As someone with Dems and LAbs right now, make sure your ratios are well in order.
Yellow Labs - 1m/4f
Dems - 12+ (hopefully 1m/11f)


----------



## Iggy Newcastle (May 15, 2012)

Yellow labs and Demasoni make for a great combo, but I wouldn't try it in a tank less than 4' in length. P. Saulosi would have the same color combo as YL and Dems, so I would suggest doing that...


----------



## KRB65 (Nov 28, 2014)

Finding P. Saulosi has been difficult for me as I'm trying to buy locally from Florida so shipping isn't so expensive. I talked to Dave from Dave's fish and he said he pairs Dem's and Lab's evenly with no problem. When I say evenly I mean equal number of Lab's to Dem's.


----------



## DJRansome (Oct 29, 2005)

If you have a big enough tank to have 1m:11f of each that should work.


----------



## KRB65 (Nov 28, 2014)

That's what I was thinking. Going to be buying them young and I'm worried about the ratio I'd receive. I don't have an LFS near me who I'd be able to trade with if needed.


----------



## dsiple3 (Mar 4, 2014)

Iggy Newcastle said:


> Yellow labs and Demasoni make for a great combo, but I wouldn't try it in a tank less than 4' in length. P. Saulosi would have the same color combo as YL and Dems, so I would suggest doing that...

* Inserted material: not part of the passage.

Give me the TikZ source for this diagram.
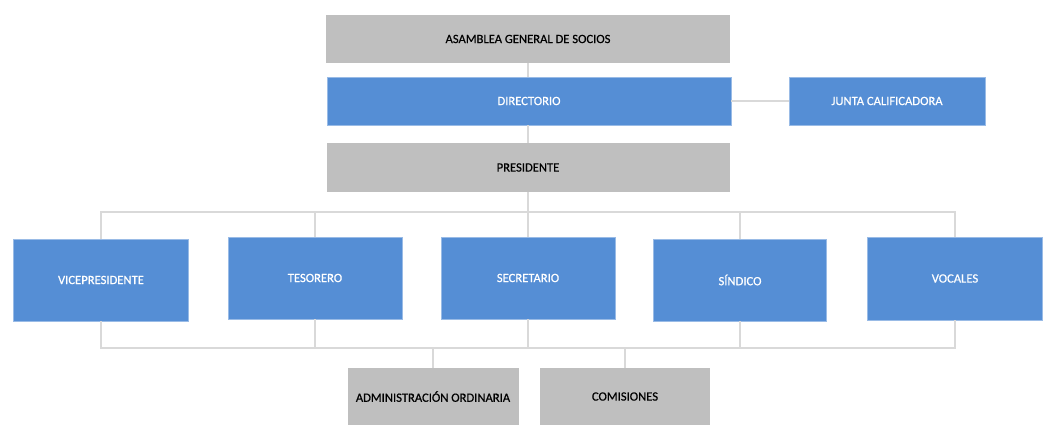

I have to agree with Iggy. I forgot that your tank is a 3' tank. As others have stated, Ps Salousi would probably be the better choice for this size tanks. My 4' 55G was almost too small for the Dems., and I only had 12 then. Maybe Cynotilapia zebroides (Chewere) as a second species. This gives you 3 different colorations and patterns in 2 species.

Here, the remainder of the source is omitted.